Garreau Will Study Traditional Lakota Teachings and Western Leadership Models to Foster the Next Generation of Emerging Lakota Leaders
Published March 29, 2016
EAGLE BUTTE, SOUTH DAKOTA — The Cheyenne River Youth Project is proud to announce that its executive director, Julie Garreau, has been named one of 24 individuals who will comprise this year’s class of Bush Fellows.
Each year, the Bush Foundation seeks Fellowship candidates who have proven records of achievement — and who demonstrate the extraordinary potential to make significant, lasting contributions in Minnesota, North Dakota, South Dakota and the 23 Native nations that call those regions home. A total of 465 people applied for the 2016 Bush Fellowship, and the final 24 Fellows were selected through an intensive, multi-stage process during which applicants described their leadership vision and passion, and how a Bush Fellowship would help them achieve their goals.
“I am truly humbled to be recognized with such an esteemed group of professionals,” Garreau said. “This award is a recognition of the truly outstanding work that occurs each and every day at the Cheyenne River Youth Project, and I feel privileged to have been part of this dynamic vision.
“As a Bush Fellow, I am committed to expanding and creating opportunities to reach more youth and families on the Cheyenne River Sioux Reservation,” she continued. “I wish to thank all of the staff, youth, families, volunteers and friends of CRYP for their support.”
Garreau’s leadership vision is firmly rooted in the Lakota community she calls home. A Mnicoujou woman who was born and raised on the Cheyenne River reservation, Garreau has been the driving force behind CRYP since its founding. Bringing together a powerful coalition of partners, staff members and volunteers, she has developed the grassroots, nonprofit youth organization from a fledgling experiment into one of the nation’s most successful Native youth development programs.
The next step, according to Garreau, is to ensure CRYP’s sustainability and future success by mentoring emerging Lakota leaders who can succeed her.
“As a staff, we suffer from the same disconnect that so deeply affects our young people,” she explained. “Historical trauma and assimilationist policies have removed generations of Lakota people from their traditional values, beliefs and practices. To effectively mentor our youth, to foster true holistic wellness, and to provide access to a more vibrant and secure future, we as Lakota leaders need to reconnect them with their heritage and identity — through culturally relevant programming, yes, but also through our own words and actions as role models.”
To that end, Garreau will use her Bush Fellowship to study traditional Lakota teachings as well as effective Western leadership models, leveraging both to foster the next generation of leaders.

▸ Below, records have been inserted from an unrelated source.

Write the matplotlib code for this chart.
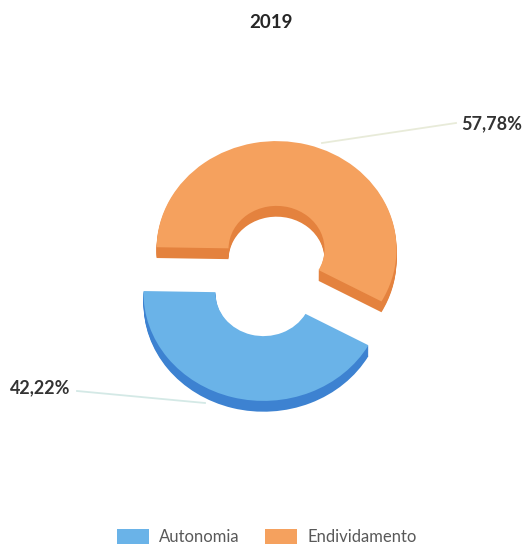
import matplotlib
matplotlib.use("Agg")
import matplotlib.pyplot as plt
from matplotlib.lines import Line2D

# data
categories = ["Autonomia", "Endividamento"]
shares = [42.22, 57.78]
value_labels = ["42,22%", "57,78%"]
title = "2019"

top_colors = ["#6AB3E8", "#F5A15E"]
side_colors = ["#3D82D1", "#E4823E"]

plt.rcParams["font.family"] = ["Lato", "DejaVu Sans"]

W, H = 525, 544
fig = plt.figure(figsize=(W / 100, H / 100), dpi=100)
ax = fig.add_axes([0, 0, 1, 1])

explode = [0.21, 0.21]
ring = dict(width=0.6, linewidth=0)
start = -29
depth = 0.1
steps = 10

# side walls: stacked copies shifted downwards
for i in range(steps, 0, -1):
    ax.pie(shares, colors=side_colors, startangle=start, counterclock=False,
           explode=explode, radius=1, center=(0, -depth * i / steps),
           wedgeprops=ring)

# top face
wedges, _ = ax.pie(shares, colors=top_colors, startangle=start, counterclock=False,
                   explode=explode, radius=1, center=(0, 0), wedgeprops=ring)

# flatten the donut a little (tilted view)
ax.set_aspect("auto")
cx, cy = 270, 271              # centre in pixels (from top)
sx, sy = 120, 108              # pixels per unit
ax.set_xlim(-cx / sx, (W - cx) / sx)
ax.set_ylim(-(H - cy) / sy, cy / sy)
ax.axis("off")

def fx(px):
    return px / W

def fy(py):
    return 1 - py / H

# leader lines
fig.add_artist(Line2D([fx(322), fx(456)], [fy(143), fy(123)],
                      transform=fig.transFigure, color="#E8EBD9", lw=1.3))
fig.add_artist(Line2D([fx(77), fx(205)], [fy(391), fy(403)],
                      transform=fig.transFigure, color="#D4E9E6", lw=1.3))

fig.text(fx(522), fy(124), value_labels[1], ha="right", va="center",
         fontsize=13, fontweight="bold", color="#333333")
fig.text(fx(10), fy(388), value_labels[0], ha="left", va="center",
         fontsize=13, fontweight="bold", color="#333333")

fig.text(fx(270.5), fy(22), title, ha="center", va="center",
         fontsize=13.5, fontweight="bold", color="#262626")

leg = fig.legend(wedges, categories, loc="center", bbox_to_anchor=(fx(266.5), fy(537)),
                 ncol=2, frameon=False, fontsize=12, handlelength=1.95,
                 handleheight=1.0, columnspacing=1.5, handletextpad=0.6,
                 borderpad=0, borderaxespad=0)
for t in leg.get_texts():
    t.set_color("#595959")

fig.savefig("out.png", dpi=100)
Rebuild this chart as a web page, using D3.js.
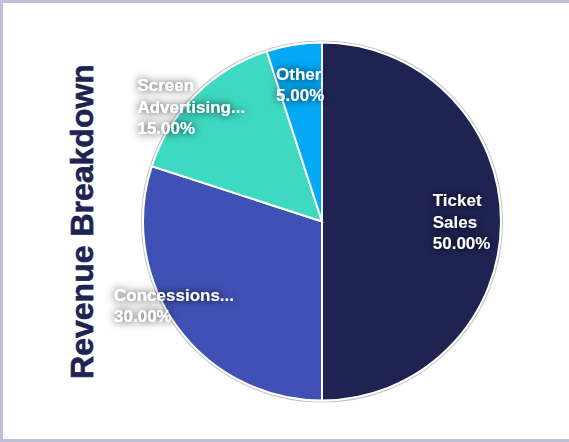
<!DOCTYPE html>
<html>
<head>
<meta charset="utf-8">
<script src="https://cdn.jsdelivr.net/npm/d3@7.9.0/dist/d3.min.js"></script>
<style>
  html, body { margin: 0; padding: 0; background: #fff; }
  svg { display: block; }
</style>
</head>
<body>
<svg id="chart"></svg>
<script>
// data
const categories = ['Ticket Sales', 'Concessions', 'Screen Advertising', 'Other'];
const shares = [50, 30, 15, 5];
const labelLines = [
  ['Ticket', 'Sales'],
  ['Concessions...'],
  ['Screen', 'Advertising...'],
  ['Other']
];
const colors = ['#1e2352', '#3f51b5', '#3dd9c1', '#03a9f4'];

// label nudges (layout only)
const labelNudge = [[0, 0], [-35, 2], [-32, -16], [0, 1]];

const width = 569;
const height = 442;
const cx = 322;
const cy = 221.5;
const radius = 179;

const svg = d3.select('#chart')
  .attr('width', width)
  .attr('height', height);

// frame
svg.append('rect')
  .attr('x', 1.5)
  .attr('y', 1.5)
  .attr('width', width + 10)
  .attr('height', height - 3)
  .attr('fill', '#fff')
  .attr('stroke', '#bcc0dc')
  .attr('stroke-width', 3);

const defs = svg.append('defs');
const shadow = defs.append('filter')
  .attr('id', 'txtshadow')
  .attr('x', '-30%').attr('y', '-40%')
  .attr('width', '160%').attr('height', '180%');
shadow.append('feDropShadow')
  .attr('dx', 0)
  .attr('dy', 0)
  .attr('stdDeviation', 4)
  .attr('flood-color', '#000')
  .attr('flood-opacity', 0.9);

// title
svg.append('text')
  .attr('transform', `translate(93,${cy}) rotate(-90)`)
  .attr('text-anchor', 'middle')
  .attr('font-family', 'Liberation Sans, Arial, sans-serif')
  .attr('font-weight', 'bold')
  .attr('font-size', 32)
  .attr('fill', '#1e2352')
  .attr('stroke', '#1e2352')
  .attr('stroke-width', 0.6)
  .text('Revenue Breakdown');

const pieData = d3.pie()
  .sort(null)
  .value((d) => d)(shares);

const arc = d3.arc()
  .innerRadius(0)
  .outerRadius(radius);

const labelArc = d3.arc()
  .innerRadius(radius * 0.78)
  .outerRadius(radius * 0.78);

const g = svg.append('g')
  .attr('transform', `translate(${cx},${cy})`);

// faint outline around the pie
g.append('circle')
  .attr('r', radius + 1.5)
  .attr('fill', 'none')
  .attr('stroke', '#c4c4c4')
  .attr('stroke-width', 1.2);

g.selectAll('path')
  .data(pieData)
  .join('path')
  .attr('d', arc)
  .attr('fill', (d, i) => colors[i])
  .attr('stroke', '#fff')
  .attr('stroke-width', 2);

// labels
const lineHeight = 21.5;
const fmt = (v) => (v / d3.sum(shares) * 100).toFixed(2) + '%';

pieData.forEach((d, i) => {
  const [lx, ly] = labelArc.centroid(d);
  const lines = [...labelLines[i], fmt(d.value)];

  const text = g.append('text')
    .attr('font-family', 'Liberation Sans, Arial, sans-serif')
    .attr('font-weight', 'bold')
    .attr('font-size', 17)
    .attr('fill', '#fff')
    .attr('filter', 'url(#txtshadow)');

  lines.forEach((line) => {
    text.append('tspan').text(line);
  });

  const maxW = d3.max(text.selectAll('tspan').nodes(), (n) => n.getComputedTextLength());
  const x0 = lx - maxW / 2 + labelNudge[i][0];
  const blockH = (lines.length - 1) * lineHeight;
  const y0 = ly - blockH / 2 + 6 + labelNudge[i][1];

  text.selectAll('tspan')
    .attr('x', x0)
    .attr('y', (t, j) => y0 + j * lineHeight);
});
</script>
</body>
</html>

“This is incredibly important, and not only to our organization and to the Cheyenne River Lakota Nation,” she said. “What we’re doing on Cheyenne River can be replicated in other communities, tailored to their own unique identities and needs. We’ve always dreamed big at CRYP, and as we reach our third decade of service, we hope to set a powerful example for what can be achieved anywhere when a community pulls together to lift itself up.”
As CRYP’s executive director for many years, Garreau’s work has garnered national acclaim. Not only is she the recipient of prestigious awards such as the Presidential Points of Light Award, presented by George H.W. Bush, and the Spirit of Dakota Award, the South Dakota Coalition for Children proclaimed CRYP a “Champion for Children.” Garreau was named to an honor roll that recognized its 16 members’ outstanding dedication to the state’s youth. Her name appears on the National Museum of the American Indian’s Honor Wall in Washington D.C.
And now, Garreau is a 2016 Bush Fellow.
The Bush Fellowship counts among its alumni former Minnesota Governor Arne Carlson, Pulitzer Prize-winning playwright August Wilson, and President Obama’s Special Assistant for Native American Affairs Karen Diver.
She embarks on her two-year Bush Fellowship journey in June.